▶ **What to do**: Return all of the data exactly as written, without the pictures.
--- --- ---
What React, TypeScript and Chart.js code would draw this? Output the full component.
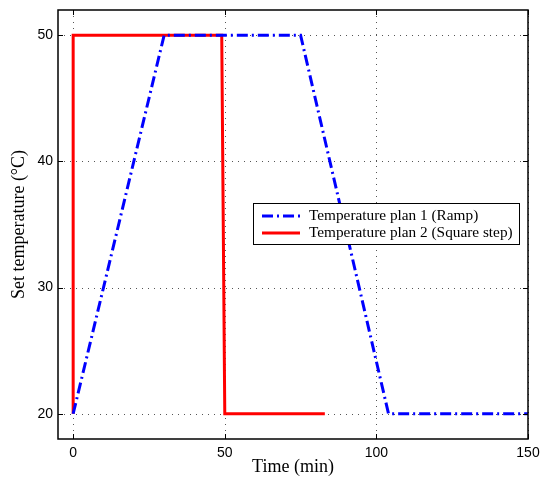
import React, { useEffect, useRef } from 'react';
import { Chart, registerables } from 'chart.js';

Chart.register(...registerables);

const rampTime = [0, 30, 75, 104, 150];
const rampTemp = [20, 50, 50, 20, 20];
const stepTime = [0, 0, 49, 50, 83];
const stepTemp = [20, 50, 50, 20, 20];
const xTicks = [0, 50, 100, 150];
const yTicks = [20, 30, 40, 50];
const seriesLabels = ['Temperature plan 1 (Ramp)', 'Temperature plan 2 (Square step)'];
const xTitle = 'Time (min)';
const yTitle = 'Set temperature (°C)';

const BLUE = '#0000ff';
const RED = '#ff0000';
const BLUE_DASH = [11, 4, 2, 4];

const framePlugin = {
  id: 'matlabFrame',
  beforeDatasetsDraw(chart: any) {
    const { ctx, chartArea: a, scales } = chart;
    const x = scales.x;
    const y = scales.y;
    ctx.save();
    ctx.lineWidth = 1;
    ctx.strokeStyle = '#555';
    ctx.setLineDash([1, 5]);
    for (const v of xTicks) {
      const px = Math.round(x.getPixelForValue(v)) + 0.5;
      ctx.beginPath();
      ctx.moveTo(px, a.top);
      ctx.lineTo(px, a.bottom);
      ctx.stroke();
    }
    for (const v of yTicks) {
      const py = Math.round(y.getPixelForValue(v)) + 0.5;
      ctx.beginPath();
      ctx.moveTo(a.left, py);
      ctx.lineTo(a.right, py);
      ctx.stroke();
    }
    ctx.restore();
  },
  afterDatasetsDraw(chart: any) {
    const { ctx, chartArea: a, scales } = chart;
    const x = scales.x;
    const y = scales.y;
    ctx.save();
    ctx.setLineDash([]);
    ctx.strokeStyle = '#000';
    ctx.lineWidth = 1;
    const tl = 5;
    for (const v of xTicks) {
      const px = Math.round(x.getPixelForValue(v)) + 0.5;
      ctx.beginPath();
      ctx.moveTo(px, a.bottom);
      ctx.lineTo(px, a.bottom - tl);
      ctx.moveTo(px, a.top);
      ctx.lineTo(px, a.top + tl);
      ctx.stroke();
    }
    for (const v of yTicks) {
      const py = Math.round(y.getPixelForValue(v)) + 0.5;
      ctx.beginPath();
      ctx.moveTo(a.left, py);
      ctx.lineTo(a.left + tl, py);
      ctx.moveTo(a.right, py);
      ctx.lineTo(a.right - tl, py);
      ctx.stroke();
    }
    ctx.lineWidth = 1.5;
    ctx.strokeRect(a.left, a.top, a.right - a.left, a.bottom - a.top);

    // legend box (MATLAB style)
    const lx = 253.5;
    const ly = 203.5;
    const lw = 266;
    const lh = 41;
    ctx.fillStyle = '#fff';
    ctx.fillRect(lx, ly, lw, lh);
    ctx.lineWidth = 1;
    ctx.strokeStyle = '#000';
    ctx.strokeRect(lx, ly, lw, lh);
    const rows = [
      { color: BLUE, dash: BLUE_DASH, label: seriesLabels[0], cy: 216 },
      { color: RED, dash: [], label: seriesLabels[1], cy: 233 },
    ];
    ctx.font = '15.3px "Liberation Serif", "Times New Roman", serif';
    ctx.textBaseline = 'middle';
    ctx.textAlign = 'left';
    for (const r of rows) {
      ctx.beginPath();
      ctx.lineWidth = 3;
      ctx.strokeStyle = r.color;
      ctx.setLineDash(r.dash);
      ctx.moveTo(262, r.cy);
      ctx.lineTo(300, r.cy);
      ctx.stroke();
      ctx.setLineDash([]);
      ctx.fillStyle = '#000';
      ctx.fillText(r.label, 309, r.cy);
    }
    ctx.restore();
  },
};

export default function App() {
  const ref = useRef<HTMLCanvasElement | null>(null);
  useEffect(() => {
    if (!ref.current) return;
    const chart = new Chart(ref.current, {
      type: 'line',
      data: {
        datasets: [
          {
            label: seriesLabels[0],
            data: rampTime.map((t, i) => ({ x: t, y: rampTemp[i] })),
            borderColor: BLUE,
            borderWidth: 3,
            borderDash: BLUE_DASH,
            pointRadius: 0,
            tension: 0,
            fill: false,
          },
          {
            label: seriesLabels[1],
            data: stepTime.map((t, i) => ({ x: t, y: stepTemp[i] })),
            borderColor: RED,
            borderWidth: 3,
            pointRadius: 0,
            tension: 0,
            fill: false,
          },
        ],
      },
      options: {
        animation: false,
        responsive: true,
        maintainAspectRatio: false,
        layout: { padding: { top: 10, right: 14, left: 0, bottom: 0 } },
        plugins: { legend: { display: false }, tooltip: { enabled: false } },
        scales: {
          x: {
            type: 'linear',
            min: -5,
            max: 150,
            afterBuildTicks: (s: any) => {
              s.ticks = xTicks.map((v) => ({ value: v }));
            },
            afterFit: (s: any) => {
              s.height = 41;
              s.paddingLeft = 0;
              s.paddingRight = 0;
            },
            grid: { display: false, drawTicks: false },
            border: { display: false },
            ticks: {
              color: '#000',
              font: { family: '"Liberation Sans", Arial, sans-serif', size: 14 },
              padding: 6,
              maxRotation: 0,
            },
            title: {
              display: true,
              text: xTitle,
              color: '#000',
              font: { family: '"Liberation Serif", "Times New Roman", serif', size: 18 },
              padding: { top: 0, bottom: 2 },
            },
          },
          y: {
            type: 'linear',
            min: 18,
            max: 52,
            afterBuildTicks: (s: any) => {
              s.ticks = yTicks.map((v) => ({ value: v }));
            },
            afterFit: (s: any) => {
              s.width = 58;
              s.paddingTop = 0;
              s.paddingBottom = 0;
            },
            grid: { display: false, drawTicks: false },
            border: { display: false },
            ticks: {
              color: '#000',
              font: { family: '"Liberation Sans", Arial, sans-serif', size: 14 },
              padding: 5,
            },
            title: {
              display: true,
              text: yTitle,
              color: '#000',
              font: { family: '"Liberation Serif", "Times New Roman", serif', size: 18 },
              padding: { top: 8, bottom: 0 },
            },
          },
        },
      },
      plugins: [framePlugin],
    } as any);
    return () => chart.destroy();
  }, []);
  return (
    <div style={{ position: 'fixed', left: 0, top: 0, width: 542, height: 480, background: '#fff' }}>
      <canvas ref={ref} />
    </div>
  );
}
--- --- ---
▶ **Result**:
What React, TypeScript and Chart.js code would draw this? Output the full component.
import React, { useEffect, useRef } from 'react';
import { Chart, registerables } from 'chart.js';

Chart.register(...registerables);

const rampTime = [0, 30, 75, 104, 150];
const rampTemp = [20, 50, 50, 20, 20];
const stepTime = [0, 0, 49, 50, 83];
const stepTemp = [20, 50, 50, 20, 20];
const xTicks = [0, 50, 100, 150];
const yTicks = [20, 30, 40, 50];
const seriesLabels = ['Temperature plan 1 (Ramp)', 'Temperature plan 2 (Square step)'];
const xTitle = 'Time (min)';
const yTitle = 'Set temperature (°C)';

const BLUE = '#0000ff';
const RED = '#ff0000';
const BLUE_DASH = [11, 4, 2, 4];

const framePlugin = {
  id: 'matlabFrame',
  beforeDatasetsDraw(chart: any) {
    const { ctx, chartArea: a, scales } = chart;
    const x = scales.x;
    const y = scales.y;
    ctx.save();
    ctx.lineWidth = 1;
    ctx.strokeStyle = '#555';
    ctx.setLineDash([1, 5]);
    for (const v of xTicks) {
      const px = Math.round(x.getPixelForValue(v)) + 0.5;
      ctx.beginPath();
      ctx.moveTo(px, a.top);
      ctx.lineTo(px, a.bottom);
      ctx.stroke();
    }
    for (const v of yTicks) {
      const py = Math.round(y.getPixelForValue(v)) + 0.5;
      ctx.beginPath();
      ctx.moveTo(a.left, py);
      ctx.lineTo(a.right, py);
      ctx.stroke();
    }
    ctx.restore();
  },
  afterDatasetsDraw(chart: any) {
    const { ctx, chartArea: a, scales } = chart;
    const x = scales.x;
    const y = scales.y;
    ctx.save();
    ctx.setLineDash([]);
    ctx.strokeStyle = '#000';
    ctx.lineWidth = 1;
    const tl = 5;
    for (const v of xTicks) {
      const px = Math.round(x.getPixelForValue(v)) + 0.5;
      ctx.beginPath();
      ctx.moveTo(px, a.bottom);
      ctx.lineTo(px, a.bottom - tl);
      ctx.moveTo(px, a.top);
      ctx.lineTo(px, a.top + tl);
      ctx.stroke();
    }
    for (const v of yTicks) {
      const py = Math.round(y.getPixelForValue(v)) + 0.5;
      ctx.beginPath();
      ctx.moveTo(a.left, py);
      ctx.lineTo(a.left + tl, py);
      ctx.moveTo(a.right, py);
      ctx.lineTo(a.right - tl, py);
      ctx.stroke();
    }
    ctx.lineWidth = 1.5;
    ctx.strokeRect(a.left, a.top, a.right - a.left, a.bottom - a.top);

    // legend box (MATLAB style)
    const lx = 253.5;
    const ly = 203.5;
    const lw = 266;
    const lh = 41;
    ctx.fillStyle = '#fff';
    ctx.fillRect(lx, ly, lw, lh);
    ctx.lineWidth = 1;
    ctx.strokeStyle = '#000';
    ctx.strokeRect(lx, ly, lw, lh);
    const rows = [
      { color: BLUE, dash: BLUE_DASH, label: seriesLabels[0], cy: 216 },
      { color: RED, dash: [], label: seriesLabels[1], cy: 233 },
    ];
    ctx.font = '15.3px "Liberation Serif", "Times New Roman", serif';
    ctx.textBaseline = 'middle';
    ctx.textAlign = 'left';
    for (const r of rows) {
      ctx.beginPath();
      ctx.lineWidth = 3;
      ctx.strokeStyle = r.color;
      ctx.setLineDash(r.dash);
      ctx.moveTo(262, r.cy);
      ctx.lineTo(300, r.cy);
      ctx.stroke();
      ctx.setLineDash([]);
      ctx.fillStyle = '#000';
      ctx.fillText(r.label, 309, r.cy);
    }
    ctx.restore();
  },
};

export default function App() {
  const ref = useRef<HTMLCanvasElement | null>(null);
  useEffect(() => {
    if (!ref.current) return;
    const chart = new Chart(ref.current, {
      type: 'line',
      data: {
        datasets: [
          {
            label: seriesLabels[0],
            data: rampTime.map((t, i) => ({ x: t, y: rampTemp[i] })),
            borderColor: BLUE,
            borderWidth: 3,
            borderDash: BLUE_DASH,
            pointRadius: 0,
            tension: 0,
            fill: false,
          },
          {
            label: seriesLabels[1],
            data: stepTime.map((t, i) => ({ x: t, y: stepTemp[i] })),
            borderColor: RED,
            borderWidth: 3,
            pointRadius: 0,
            tension: 0,
            fill: false,
          },
        ],
      },
      options: {
        animation: false,
        responsive: true,
        maintainAspectRatio: false,
        layout: { padding: { top: 10, right: 14, left: 0, bottom: 0 } },
        plugins: { legend: { display: false }, tooltip: { enabled: false } },
        scales: {
          x: {
            type: 'linear',
            min: -5,
            max: 150,
            afterBuildTicks: (s: any) => {
              s.ticks = xTicks.map((v) => ({ value: v }));
            },
            afterFit: (s: any) => {
              s.height = 41;
              s.paddingLeft = 0;
              s.paddingRight = 0;
            },
            grid: { display: false, drawTicks: false },
            border: { display: false },
            ticks: {
              color: '#000',
              font: { family: '"Liberation Sans", Arial, sans-serif', size: 14 },
              padding: 6,
              maxRotation: 0,
            },
            title: {
              display: true,
              text: xTitle,
              color: '#000',
              font: { family: '"Liberation Serif", "Times New Roman", serif', size: 18 },
              padding: { top: 0, bottom: 2 },
            },
          },
          y: {
            type: 'linear',
            min: 18,
            max: 52,
            afterBuildTicks: (s: any) => {
              s.ticks = yTicks.map((v) => ({ value: v }));
            },
            afterFit: (s: any) => {
              s.width = 58;
              s.paddingTop = 0;
              s.paddingBottom = 0;
            },
            grid: { display: false, drawTicks: false },
            border: { display: false },
            ticks: {
              color: '#000',
              font: { family: '"Liberation Sans", Arial, sans-serif', size: 14 },
              padding: 5,
            },
            title: {
              display: true,
              text: yTitle,
              color: '#000',
              font: { family: '"Liberation Serif", "Times New Roman", serif', size: 18 },
              padding: { top: 8, bottom: 0 },
            },
          },
        },
      },
      plugins: [framePlugin],
    } as any);
    return () => chart.destroy();
  }, []);
  return (
    <div style={{ position: 'fixed', left: 0, top: 0, width: 542, height: 480, background: '#fff' }}>
      <canvas ref={ref} />
    </div>
  );
}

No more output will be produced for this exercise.